Kenyan writer Makena Onjerika has won the 2018 Caine Prize for African Writing for her short story “Fanta Blackcurrant”, beating four other finalists.
The prize comes with a £10,000 (Sh1.3 million) award.
The story was published in the 2017 Spring edition of Wasafiri, a UK literary magazine.
Makena was announced the winner at an award dinner on July 2 by Dinaw Mengestu, the chairman of the judges.
"Fanta Blackcurrant" follows the story of a street girl, Meri, who wants to always have a Fanta Blackcurrant to drink.
It captures the street life, and Meri and other street girls doing what they have to do to survive. It is told from the perspective of another street girl using English words as spoken in a sort of street lingo.

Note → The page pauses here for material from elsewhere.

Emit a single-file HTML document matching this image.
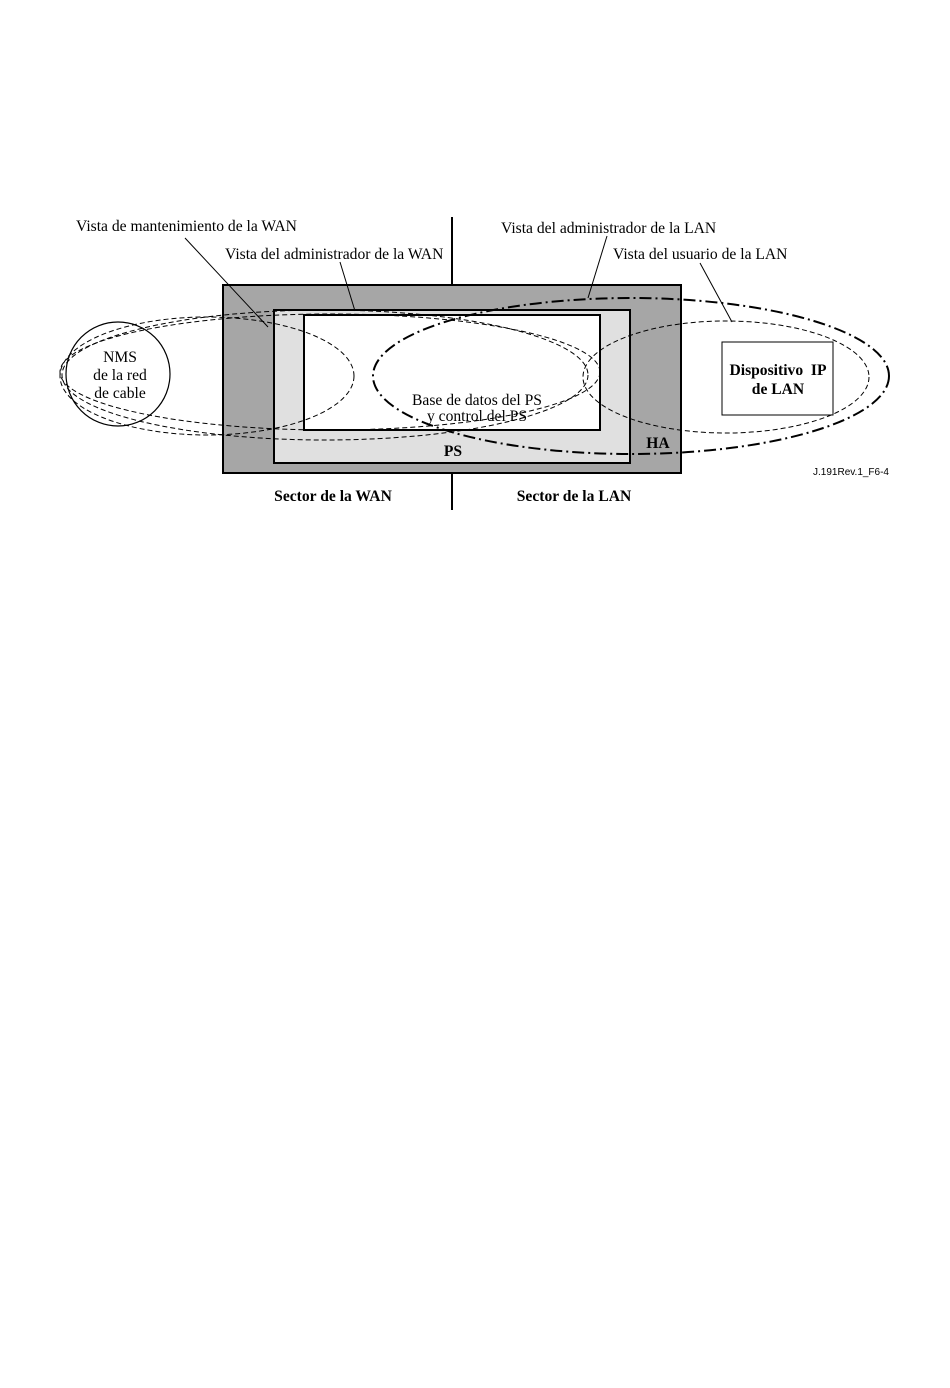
<!DOCTYPE html>
<html><head><meta charset="utf-8"><style>
html,body{margin:0;padding:0;background:#fff;}
svg{display:block;}
text{font-family:"Liberation Serif",serif;font-size:15.6px;fill:#000;}
.b{font-weight:bold;}
</style></head><body>
<svg width="950" height="1388" viewBox="0 0 950 1388" xmlns="http://www.w3.org/2000/svg">
<line x1="452" y1="217" x2="452" y2="510" stroke="#000" stroke-width="2"/>
<rect x="223" y="285" width="458" height="188" fill="#a6a6a6" stroke="#000" stroke-width="2"/>
<rect x="274" y="310" width="356" height="153" fill="#e0e0e0" stroke="#000" stroke-width="2"/>
<rect x="304" y="315" width="296" height="115" fill="#fff" stroke="#000" stroke-width="2"/>
<rect x="722" y="342" width="111" height="73" fill="#fff" stroke="#000" stroke-width="1"/>
<circle cx="118" cy="374" r="52" fill="none" stroke="#000" stroke-width="1.2"/>
<g fill="none" stroke="#000" stroke-width="1" stroke-dasharray="5,3">
<ellipse cx="207" cy="376" rx="147" ry="59"/>
<ellipse cx="330" cy="372" rx="270" ry="58"/>
<ellipse cx="325" cy="375" rx="263" ry="65"/>
<ellipse cx="726" cy="377" rx="143" ry="56"/>
</g>
<ellipse cx="631" cy="376" rx="258" ry="78" fill="none" stroke="#000" stroke-width="2" stroke-dasharray="12,4,2,4"/>
<g stroke="#000" stroke-width="1">
<line x1="185" y1="238" x2="268" y2="327"/>
<line x1="340" y1="262" x2="355" y2="311"/>
<line x1="607" y1="236" x2="588" y2="298"/>
<line x1="700" y1="263" x2="732" y2="322"/>
</g>
<text x="76" y="231">Vista de mantenimiento de la WAN</text>
<text x="225" y="259">Vista del administrador de la WAN</text>
<text x="501" y="233">Vista del administrador de la LAN</text>
<text x="613" y="259">Vista del usuario de la LAN</text>
<g text-anchor="middle">
<text x="120" y="362">NMS</text>
<text x="120" y="380">de la red</text>
<text x="120" y="398">de cable</text>
<text x="477" y="405">Base de datos del PS</text>
<text x="477" y="421">y control del PS</text>
<text x="453" y="456" class="b">PS</text>
<text x="658" y="448" class="b">HA</text>
<text x="778" y="375" class="b">Dispositivo&#160;&#160;IP</text>
<text x="778" y="394" class="b">de LAN</text>
<text x="333" y="501" class="b">Sector de la WAN</text>
<text x="574" y="501" class="b">Sector de la LAN</text>
</g>
<text x="889" y="475" text-anchor="end" style="font-family:'Liberation Sans',sans-serif;font-size:10px">J.191Rev.1_F6-4</text>
</svg>
</body></html>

Makena is a graduate of the MFA Creative Writing programme at New York University, and has been published in Urban Confusions and Wasafiri. She is currently working on a fantasy novel.
The shortlist was announced in May and included four other finalists: Nonyelum Ekwempu (Nigeria), Stacy Hardy (South Africa), Olufunke Ogundimu (Nigeria) and Wole Talabi (Nigeria).
The 2017 award was won by Sudanese writer and poet Bushra al-Fadil for his short story "The Story of the Girl Whose Birds Flew Away".
Other winners in the past seven competitions are: South Africa's Lidudumalingani (2016), Zambia’s Namwali Serpell (2015), Kenya's Okwiri Oduor (2014), Nigeria’s Tope Folarin (2013), Nigeria’s Rotimi Babatunde (2012), Zimbabwe’s NoViolet Bulawayo (2011) and Sierra Leone’s Olufemi Terry (2010).
Kenyans Yvonne Adhiambo Oduor and Binyavanga Wainaina won the award in 2003 and 2002, respectively.